--- START Material for this task ---

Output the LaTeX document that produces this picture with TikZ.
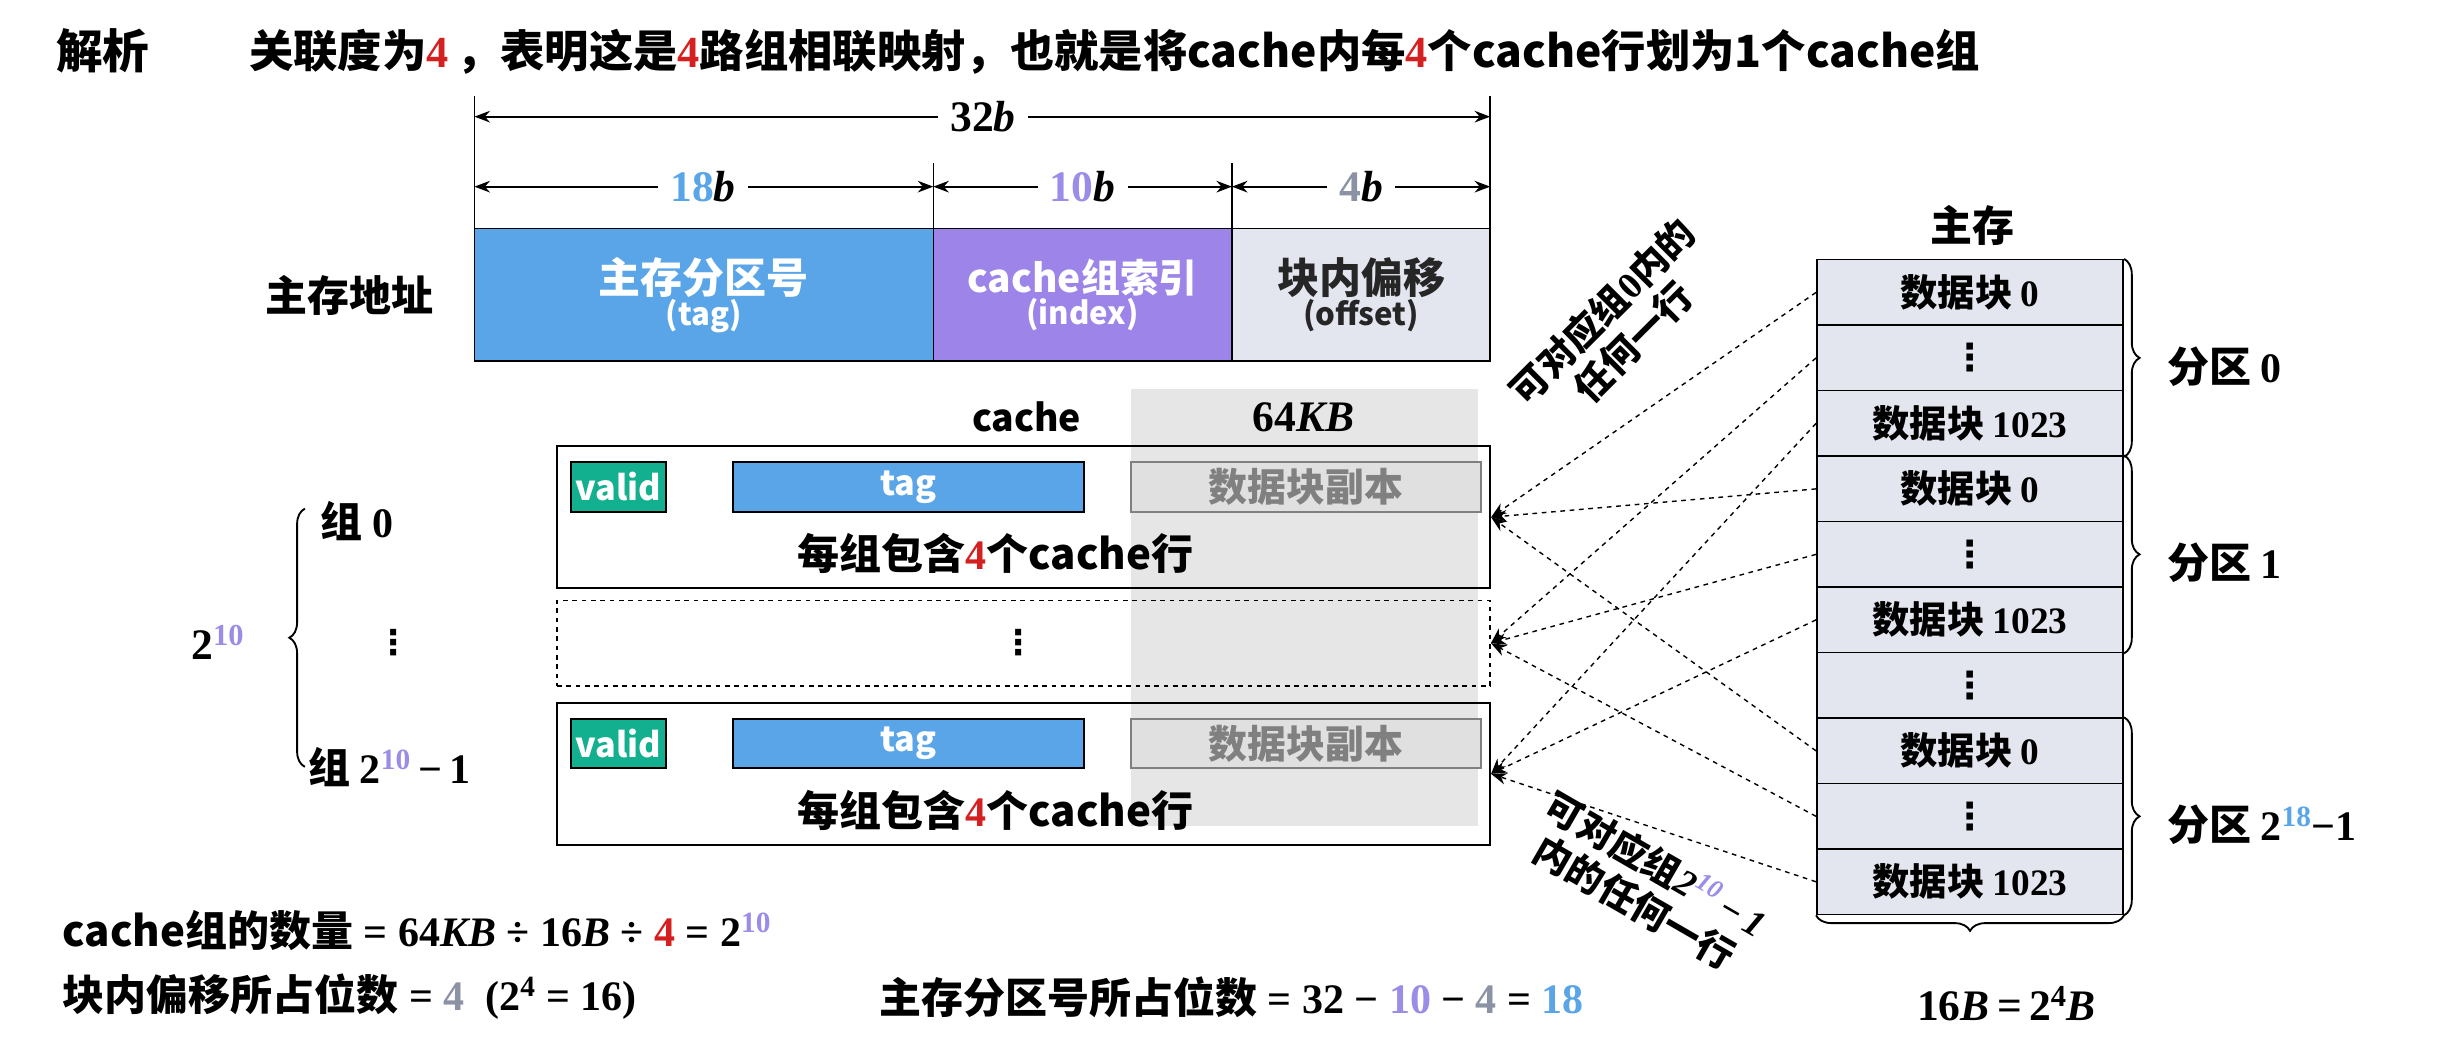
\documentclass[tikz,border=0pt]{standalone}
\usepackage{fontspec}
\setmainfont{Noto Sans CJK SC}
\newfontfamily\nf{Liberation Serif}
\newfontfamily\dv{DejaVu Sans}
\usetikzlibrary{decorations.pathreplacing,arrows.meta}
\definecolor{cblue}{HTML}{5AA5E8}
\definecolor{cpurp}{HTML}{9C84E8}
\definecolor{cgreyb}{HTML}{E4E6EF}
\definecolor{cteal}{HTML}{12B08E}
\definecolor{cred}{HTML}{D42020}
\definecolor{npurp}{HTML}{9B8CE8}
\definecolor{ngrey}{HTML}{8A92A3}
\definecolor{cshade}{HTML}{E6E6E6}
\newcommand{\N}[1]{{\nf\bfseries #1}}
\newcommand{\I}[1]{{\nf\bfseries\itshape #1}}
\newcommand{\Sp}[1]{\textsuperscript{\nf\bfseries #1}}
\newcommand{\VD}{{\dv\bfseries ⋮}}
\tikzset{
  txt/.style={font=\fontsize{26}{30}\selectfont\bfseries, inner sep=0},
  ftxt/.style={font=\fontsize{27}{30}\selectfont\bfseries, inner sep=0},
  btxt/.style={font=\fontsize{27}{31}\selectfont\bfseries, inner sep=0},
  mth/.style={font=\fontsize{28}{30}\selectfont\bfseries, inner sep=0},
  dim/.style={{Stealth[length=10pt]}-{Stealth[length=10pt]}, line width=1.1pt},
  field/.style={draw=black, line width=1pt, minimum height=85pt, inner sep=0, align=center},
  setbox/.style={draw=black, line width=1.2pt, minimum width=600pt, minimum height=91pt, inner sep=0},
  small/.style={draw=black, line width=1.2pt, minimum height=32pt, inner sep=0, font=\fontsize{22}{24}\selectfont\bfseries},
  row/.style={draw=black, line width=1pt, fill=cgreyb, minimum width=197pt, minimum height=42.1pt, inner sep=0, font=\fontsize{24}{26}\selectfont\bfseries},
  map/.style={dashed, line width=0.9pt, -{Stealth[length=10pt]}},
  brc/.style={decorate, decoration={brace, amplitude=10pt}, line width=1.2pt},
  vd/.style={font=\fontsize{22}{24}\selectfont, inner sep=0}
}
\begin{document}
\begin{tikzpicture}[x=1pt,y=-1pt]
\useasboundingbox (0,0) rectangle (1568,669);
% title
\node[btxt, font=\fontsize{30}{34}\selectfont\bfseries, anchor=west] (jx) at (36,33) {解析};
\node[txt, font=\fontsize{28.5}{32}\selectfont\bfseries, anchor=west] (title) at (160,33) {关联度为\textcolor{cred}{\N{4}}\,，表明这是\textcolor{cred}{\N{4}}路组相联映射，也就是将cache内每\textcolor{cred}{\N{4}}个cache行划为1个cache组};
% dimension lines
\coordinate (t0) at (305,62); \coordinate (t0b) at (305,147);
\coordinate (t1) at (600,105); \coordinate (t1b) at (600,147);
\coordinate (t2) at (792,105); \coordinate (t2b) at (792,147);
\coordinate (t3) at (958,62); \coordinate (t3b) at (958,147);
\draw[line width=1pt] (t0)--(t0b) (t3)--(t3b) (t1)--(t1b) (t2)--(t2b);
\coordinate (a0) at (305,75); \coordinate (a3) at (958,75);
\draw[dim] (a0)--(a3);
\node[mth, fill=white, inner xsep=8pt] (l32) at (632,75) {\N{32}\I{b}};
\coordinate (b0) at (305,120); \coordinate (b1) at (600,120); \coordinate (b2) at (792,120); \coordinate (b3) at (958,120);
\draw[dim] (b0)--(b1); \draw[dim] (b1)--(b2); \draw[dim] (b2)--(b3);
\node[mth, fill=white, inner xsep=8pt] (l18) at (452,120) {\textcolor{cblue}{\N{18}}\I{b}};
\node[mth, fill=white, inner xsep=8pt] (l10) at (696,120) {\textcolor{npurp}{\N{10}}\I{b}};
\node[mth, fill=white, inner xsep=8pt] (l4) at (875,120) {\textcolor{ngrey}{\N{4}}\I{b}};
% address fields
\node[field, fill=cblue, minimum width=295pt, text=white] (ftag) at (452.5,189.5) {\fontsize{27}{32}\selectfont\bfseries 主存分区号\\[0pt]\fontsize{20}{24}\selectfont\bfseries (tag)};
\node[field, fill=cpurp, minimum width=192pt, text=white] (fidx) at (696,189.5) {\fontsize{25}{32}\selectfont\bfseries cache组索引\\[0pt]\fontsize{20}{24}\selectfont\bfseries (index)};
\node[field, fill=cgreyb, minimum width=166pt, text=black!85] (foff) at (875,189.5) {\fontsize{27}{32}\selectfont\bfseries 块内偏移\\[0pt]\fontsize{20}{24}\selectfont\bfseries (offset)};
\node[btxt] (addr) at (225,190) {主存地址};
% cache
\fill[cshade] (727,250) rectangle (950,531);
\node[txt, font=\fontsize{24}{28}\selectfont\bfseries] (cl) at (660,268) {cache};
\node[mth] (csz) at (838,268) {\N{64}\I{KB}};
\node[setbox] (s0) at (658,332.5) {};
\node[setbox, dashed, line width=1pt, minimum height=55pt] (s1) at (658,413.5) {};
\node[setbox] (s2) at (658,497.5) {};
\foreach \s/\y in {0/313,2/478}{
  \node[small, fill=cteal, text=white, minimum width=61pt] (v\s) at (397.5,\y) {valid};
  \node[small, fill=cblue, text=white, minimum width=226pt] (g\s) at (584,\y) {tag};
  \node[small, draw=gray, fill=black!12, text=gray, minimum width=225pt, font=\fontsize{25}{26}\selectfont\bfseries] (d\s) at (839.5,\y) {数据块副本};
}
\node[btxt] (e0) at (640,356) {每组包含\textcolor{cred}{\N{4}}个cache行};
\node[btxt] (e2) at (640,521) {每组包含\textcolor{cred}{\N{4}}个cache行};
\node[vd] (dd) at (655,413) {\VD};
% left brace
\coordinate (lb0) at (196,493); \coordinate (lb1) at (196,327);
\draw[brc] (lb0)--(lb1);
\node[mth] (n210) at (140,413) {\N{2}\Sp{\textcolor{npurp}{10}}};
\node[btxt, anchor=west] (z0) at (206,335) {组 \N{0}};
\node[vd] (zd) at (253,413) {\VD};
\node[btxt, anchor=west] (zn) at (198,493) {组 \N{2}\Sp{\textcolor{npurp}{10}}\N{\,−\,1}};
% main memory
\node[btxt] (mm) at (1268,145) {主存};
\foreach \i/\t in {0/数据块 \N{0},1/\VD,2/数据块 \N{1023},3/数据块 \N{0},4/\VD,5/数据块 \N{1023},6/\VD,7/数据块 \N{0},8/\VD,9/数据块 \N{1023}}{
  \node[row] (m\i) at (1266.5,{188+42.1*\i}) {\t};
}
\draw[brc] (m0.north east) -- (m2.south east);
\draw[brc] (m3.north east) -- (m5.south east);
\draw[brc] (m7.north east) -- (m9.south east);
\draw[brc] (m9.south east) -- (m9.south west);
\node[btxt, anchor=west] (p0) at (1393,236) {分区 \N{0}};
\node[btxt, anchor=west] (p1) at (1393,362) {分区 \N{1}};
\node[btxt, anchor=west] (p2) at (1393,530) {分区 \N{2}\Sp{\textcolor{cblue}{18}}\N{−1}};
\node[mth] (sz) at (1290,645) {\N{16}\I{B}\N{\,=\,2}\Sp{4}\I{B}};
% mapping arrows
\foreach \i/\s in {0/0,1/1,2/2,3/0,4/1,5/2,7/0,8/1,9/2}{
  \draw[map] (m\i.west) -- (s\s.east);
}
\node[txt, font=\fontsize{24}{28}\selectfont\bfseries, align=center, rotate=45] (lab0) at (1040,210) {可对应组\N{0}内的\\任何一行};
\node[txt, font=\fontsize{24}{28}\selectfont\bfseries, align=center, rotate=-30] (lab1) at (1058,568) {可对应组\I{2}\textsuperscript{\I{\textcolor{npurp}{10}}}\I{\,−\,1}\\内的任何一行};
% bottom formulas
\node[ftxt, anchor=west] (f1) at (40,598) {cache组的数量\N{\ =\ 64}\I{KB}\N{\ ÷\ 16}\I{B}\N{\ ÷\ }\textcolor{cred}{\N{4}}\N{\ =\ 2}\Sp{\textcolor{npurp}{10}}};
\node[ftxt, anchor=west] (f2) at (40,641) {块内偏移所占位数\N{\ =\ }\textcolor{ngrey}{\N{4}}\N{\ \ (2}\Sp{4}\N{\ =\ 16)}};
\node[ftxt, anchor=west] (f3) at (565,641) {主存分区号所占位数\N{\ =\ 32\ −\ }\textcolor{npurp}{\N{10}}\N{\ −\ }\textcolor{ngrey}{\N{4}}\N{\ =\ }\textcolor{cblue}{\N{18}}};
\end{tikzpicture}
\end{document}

--- END Material for this task ---
--- START Material for this task ---

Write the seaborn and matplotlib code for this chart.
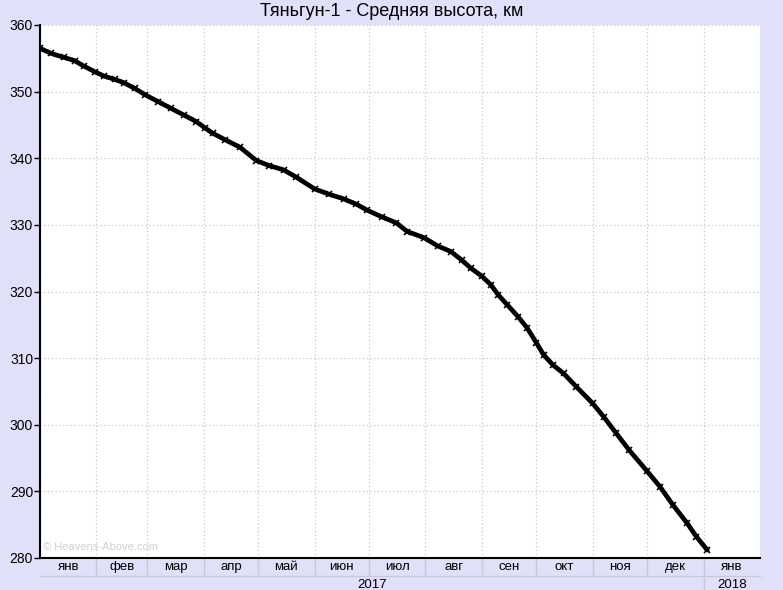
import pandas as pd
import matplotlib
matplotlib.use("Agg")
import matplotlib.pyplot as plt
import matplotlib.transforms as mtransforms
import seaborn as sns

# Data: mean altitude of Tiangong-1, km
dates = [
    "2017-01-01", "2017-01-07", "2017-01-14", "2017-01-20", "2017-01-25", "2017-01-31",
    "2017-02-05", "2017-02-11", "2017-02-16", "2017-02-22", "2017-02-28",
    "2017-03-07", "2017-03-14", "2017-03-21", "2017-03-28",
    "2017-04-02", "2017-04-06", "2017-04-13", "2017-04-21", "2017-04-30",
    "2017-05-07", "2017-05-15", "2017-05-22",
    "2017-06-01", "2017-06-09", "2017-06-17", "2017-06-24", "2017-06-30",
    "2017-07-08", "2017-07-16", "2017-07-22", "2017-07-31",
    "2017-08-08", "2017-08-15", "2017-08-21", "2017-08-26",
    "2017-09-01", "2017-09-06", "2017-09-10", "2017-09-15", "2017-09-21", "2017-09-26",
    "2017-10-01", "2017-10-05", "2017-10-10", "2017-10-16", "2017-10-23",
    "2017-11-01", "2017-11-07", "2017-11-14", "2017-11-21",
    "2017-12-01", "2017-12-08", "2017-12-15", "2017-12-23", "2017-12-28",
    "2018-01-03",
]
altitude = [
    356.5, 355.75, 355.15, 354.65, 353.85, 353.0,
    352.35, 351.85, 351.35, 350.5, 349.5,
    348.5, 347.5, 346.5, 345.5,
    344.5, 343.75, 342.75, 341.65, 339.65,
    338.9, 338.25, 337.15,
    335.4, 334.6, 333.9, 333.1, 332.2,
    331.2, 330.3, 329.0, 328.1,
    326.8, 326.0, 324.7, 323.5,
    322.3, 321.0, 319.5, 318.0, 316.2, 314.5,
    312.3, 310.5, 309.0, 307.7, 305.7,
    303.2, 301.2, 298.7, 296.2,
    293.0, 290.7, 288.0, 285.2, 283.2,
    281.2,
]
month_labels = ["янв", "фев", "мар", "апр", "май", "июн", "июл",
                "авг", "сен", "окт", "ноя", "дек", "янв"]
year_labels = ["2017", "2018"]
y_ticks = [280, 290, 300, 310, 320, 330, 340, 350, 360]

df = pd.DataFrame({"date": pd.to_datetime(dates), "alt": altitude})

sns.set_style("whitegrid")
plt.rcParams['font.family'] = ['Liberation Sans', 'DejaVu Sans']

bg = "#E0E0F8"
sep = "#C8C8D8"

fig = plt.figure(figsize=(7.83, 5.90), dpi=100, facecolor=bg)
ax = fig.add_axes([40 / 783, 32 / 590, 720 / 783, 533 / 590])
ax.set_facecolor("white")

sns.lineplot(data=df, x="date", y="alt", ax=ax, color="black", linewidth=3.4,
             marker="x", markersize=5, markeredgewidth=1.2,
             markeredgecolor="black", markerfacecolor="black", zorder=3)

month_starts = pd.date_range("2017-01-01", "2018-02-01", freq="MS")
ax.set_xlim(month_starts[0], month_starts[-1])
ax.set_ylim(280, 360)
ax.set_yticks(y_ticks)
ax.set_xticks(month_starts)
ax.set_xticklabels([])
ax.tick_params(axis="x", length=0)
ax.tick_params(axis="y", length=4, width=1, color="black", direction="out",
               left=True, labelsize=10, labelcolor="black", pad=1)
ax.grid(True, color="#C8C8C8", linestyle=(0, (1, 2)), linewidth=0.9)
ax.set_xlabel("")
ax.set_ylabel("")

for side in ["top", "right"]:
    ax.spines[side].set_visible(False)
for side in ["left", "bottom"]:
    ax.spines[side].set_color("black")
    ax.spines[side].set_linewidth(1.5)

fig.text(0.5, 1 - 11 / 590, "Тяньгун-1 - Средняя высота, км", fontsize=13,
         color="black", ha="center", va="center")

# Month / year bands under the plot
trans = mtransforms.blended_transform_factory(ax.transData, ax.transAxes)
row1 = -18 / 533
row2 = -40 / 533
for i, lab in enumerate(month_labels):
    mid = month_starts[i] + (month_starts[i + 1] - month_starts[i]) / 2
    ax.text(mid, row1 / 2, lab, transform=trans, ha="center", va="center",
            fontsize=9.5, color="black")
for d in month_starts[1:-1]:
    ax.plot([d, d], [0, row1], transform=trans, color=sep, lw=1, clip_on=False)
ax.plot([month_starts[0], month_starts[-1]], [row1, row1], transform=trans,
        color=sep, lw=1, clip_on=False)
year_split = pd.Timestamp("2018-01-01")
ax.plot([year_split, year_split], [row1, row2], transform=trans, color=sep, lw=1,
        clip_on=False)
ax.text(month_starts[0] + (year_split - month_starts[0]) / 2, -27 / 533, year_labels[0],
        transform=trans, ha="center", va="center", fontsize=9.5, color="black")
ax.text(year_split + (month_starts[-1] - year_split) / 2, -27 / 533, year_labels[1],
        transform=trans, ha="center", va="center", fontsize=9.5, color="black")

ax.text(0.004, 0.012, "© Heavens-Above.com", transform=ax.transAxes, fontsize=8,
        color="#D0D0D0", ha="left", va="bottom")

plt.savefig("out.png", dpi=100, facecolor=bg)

--- END Material for this task ---

> Goal
Output nothing except the lines from the one containing "Write the seaborn" through the one containing "import seaborn as sns", both kept, with the pictures removed.

> Full solution
Write the seaborn and matplotlib code for this chart.
import pandas as pd
import matplotlib
matplotlib.use("Agg")
import matplotlib.pyplot as plt
import matplotlib.transforms as mtransforms
import seaborn as sns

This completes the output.